Child Poverty Action Group (CPAG) welcomes today’s housing inquiry report by the Human Rights Commission but says the recommendations alone won’t deliver the right housing to the right people.

The New Zealand Human Rights Commission (HRC) has released its Housing Inquiry First Report: Strengthening Accountability and Participation in the Housing System as part of its inquiry into the right to a decent home in Aotearoa.

CPAG agrees with the HRC's recommendations towards ensuring greater accountability and oversight to guarantee adequate housing and in particular to the Crown's related obligations under te Tiriti O Waitangi are fulfilled.

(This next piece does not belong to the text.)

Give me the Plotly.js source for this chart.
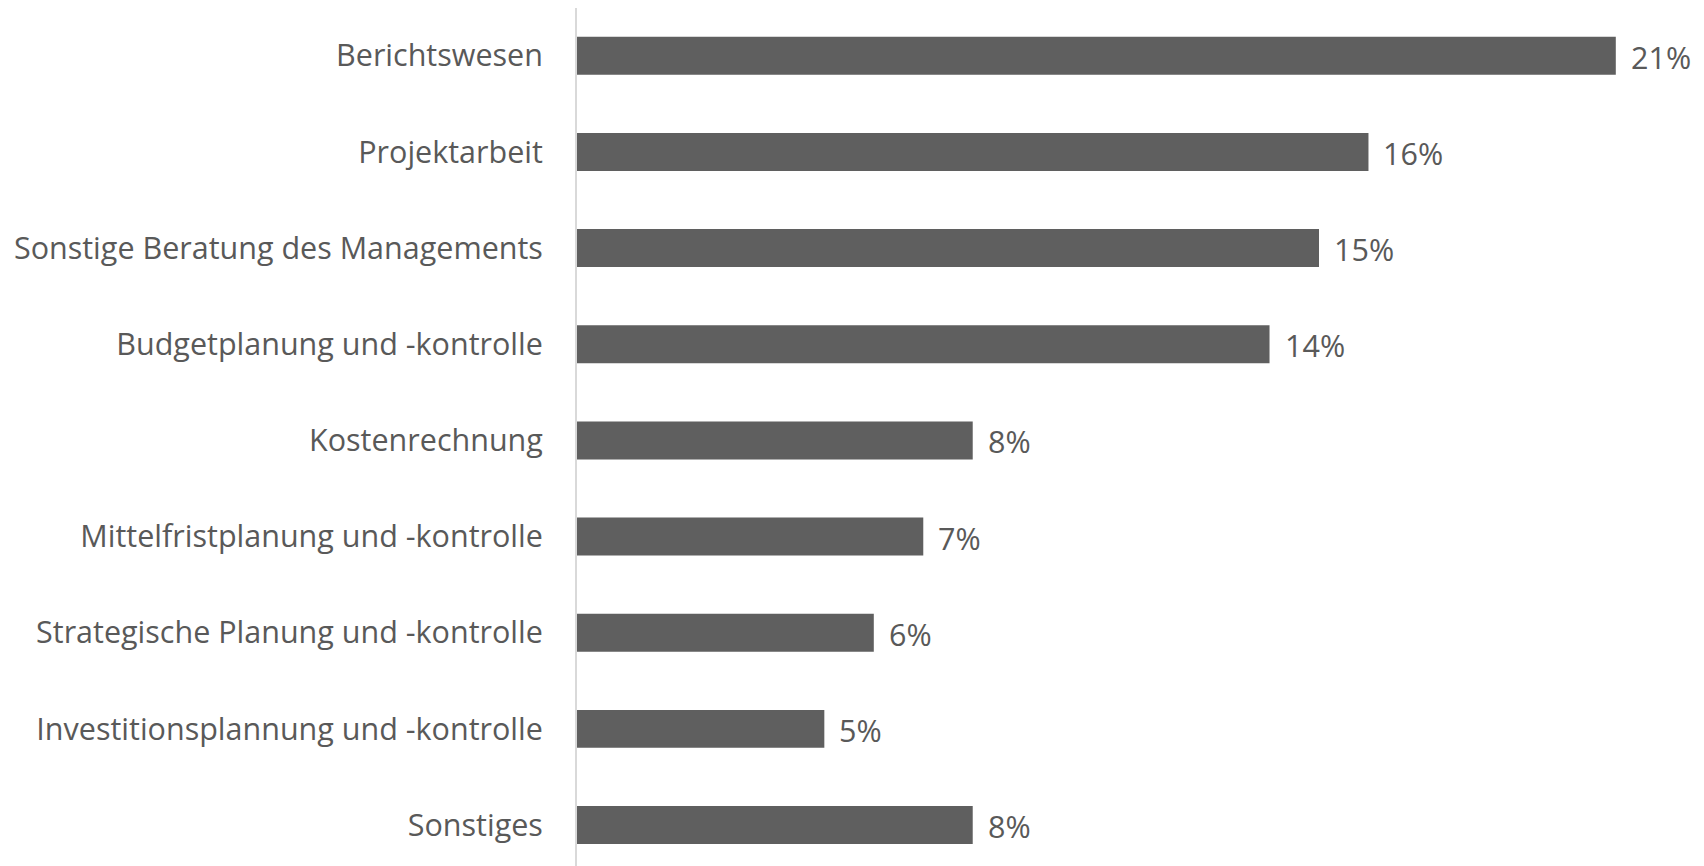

However, CPAG says that by themselves these recommendations will not produce more houses for the people who need them most.

“Principle failures of housing policy over the past three decades are down to the heavy reliance by successive Governments on the market to provide adequate affordable housing” CPAG housing spokesperson Alan Johnson says. “Furthermore, a tax regime which has rewarded speculation and left capital gains untaxed has left us in a situation where our poorest – many of whom are children - are left reaping the consequences”.

According to the Ministry of Social Development Housing Register, in September 2021, 22,635 households have a ‘severe’ and/or ‘significant’, persistent housing need – a 213% increase in the last three years (up from 7239 households in September 2018).

“Accepting the recommendations put forward by the HRC are a good first step. But for things to really change and for New Zealand to address the housing crisis, the Government needs to do more than set up better accountabilities and opportunities for public participation,” Johnson says.

“Government should be far more ambitious in its social and public housing targets, more hands on in urban development and large-scale residential construction and introduce tax policies which attack speculation, land banking and wealth inequalities.”